-- BEGIN Data segment --

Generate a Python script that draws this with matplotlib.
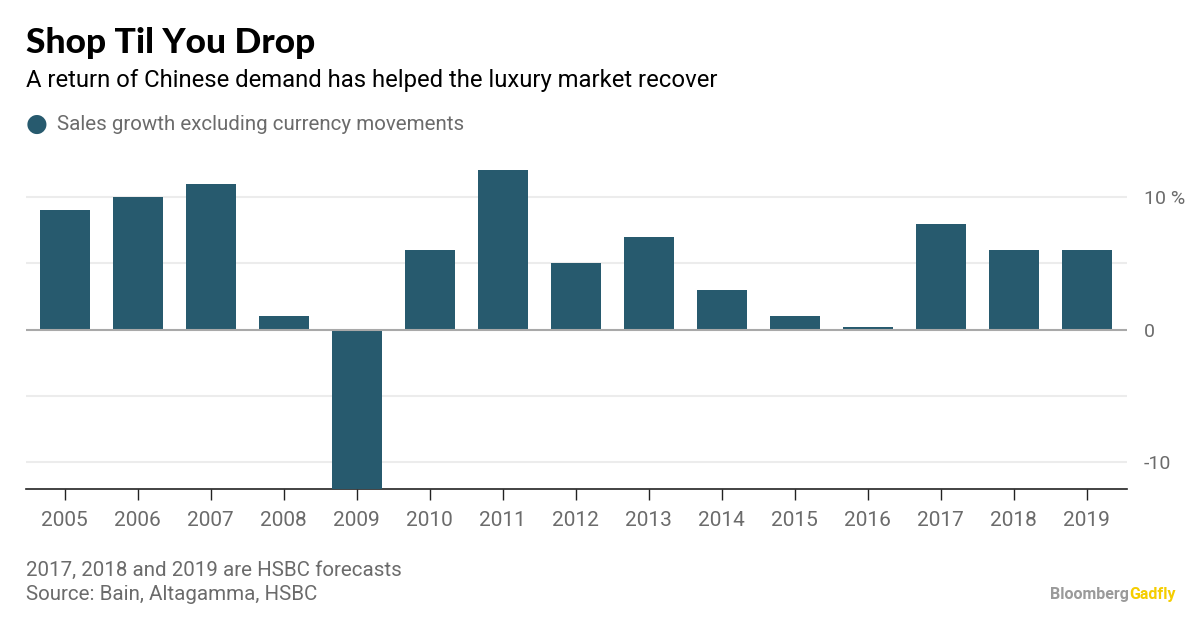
import numpy as np
import matplotlib.pyplot as plt

# data
years = ['2005', '2006', '2007', '2008', '2009', '2010', '2011', '2012',
         '2013', '2014', '2015', '2016', '2017', '2018', '2019']
growth = [9, 10, 11, 1, -13, 6, 12, 5, 7, 3, 1, 0.2, 8, 6, 6]
yticks = [-10, 0, 10]
ytick_labels = ['-10', '0', '10 %']

bar_color = '#275a6e'
grey = '#6b6b6b'
plt.rcParams['font.family'] = ['Roboto', 'DejaVu Sans']

fig = plt.figure(figsize=(12, 6.18), dpi=100)
ax = fig.add_axes([0.0217, 0.2087, 0.9175, 0.522])

x = np.arange(len(years))
ax.bar(x, growth, width=0.68, color=bar_color, zorder=3)

ax.set_xlim(-0.53, len(years) - 1 + 0.55)
ax.set_ylim(-12, 12.3)

# grid
for g in [-10, -5, 5, 10]:
    ax.axhline(g, color='#ececec', lw=1.5, zorder=1)
ax.axhline(0, color='#a9a9a9', lw=1.5, zorder=4)

ax.yaxis.tick_right()
ax.set_yticks(yticks)
ax.set_yticklabels(ytick_labels)
ax.tick_params(axis='y', length=0, pad=12, labelsize=14, labelcolor=grey)

ax.set_xticks(x)
ax.set_xticklabels(years)
ax.tick_params(axis='x', direction='out', length=8, width=1, color='#222222',
               pad=8, labelsize=15, labelcolor=grey)

for s in ['top', 'left', 'right']:
    ax.spines[s].set_visible(False)
ax.spines['bottom'].set_color('#222222')
ax.spines['bottom'].set_linewidth(1.2)

# titles
fig.text(0.0217, 1 - 43 / 618, 'Shop Til You Drop', fontsize=25.5, fontweight='black',
         family=['Lato', 'DejaVu Sans'], color='black', va='center')
fig.text(0.0217, 1 - 80 / 618, 'A return of Chinese demand has helped the luxury market recover',
         fontsize=17.2, color='black', va='center')

# legend
fig.text(37 / 1200, 1 - 124 / 618, '\u25CF', fontsize=18, color=bar_color,
         va='center', ha='center', family='DejaVu Sans')
fig.text(57 / 1200, 1 - 124 / 618, 'Sales growth excluding currency movements',
         fontsize=14.8, color=grey, va='center')

# footer
fig.text(0.0217, 1 - 570 / 618, '2017, 2018 and 2019 are HSBC forecasts',
         fontsize=14.8, color=grey, va='center')
fig.text(0.0217, 1 - 594 / 618, 'Source: Bain, Altagamma, HSBC',
         fontsize=14.8, color=grey, va='center')

t = fig.text(1050 / 1200, 1 - 595 / 618, 'Bloomberg', fontsize=11.5, fontweight='bold',
             color='#9a9a9a', va='center')
fig.canvas.draw()
bb = t.get_window_extent()
fig.text(bb.x1 / 1200, 1 - 595 / 618, 'Gadfly', fontsize=11.5, fontweight='bold',
         color='#f5cd00', va='center')

fig.savefig('out.png', dpi=100)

-- END Data segment --

# Task instructions
Reproduce the data above word for word from its first line through the line that holds "ytick_labels = ['-10', '0', '10 %']", both ends included; skip pictures.

# Output
Generate a Python script that draws this with matplotlib.
import numpy as np
import matplotlib.pyplot as plt

# data
years = ['2005', '2006', '2007', '2008', '2009', '2010', '2011', '2012',
         '2013', '2014', '2015', '2016', '2017', '2018', '2019']
growth = [9, 10, 11, 1, -13, 6, 12, 5, 7, 3, 1, 0.2, 8, 6, 6]
yticks = [-10, 0, 10]
ytick_labels = ['-10', '0', '10 %']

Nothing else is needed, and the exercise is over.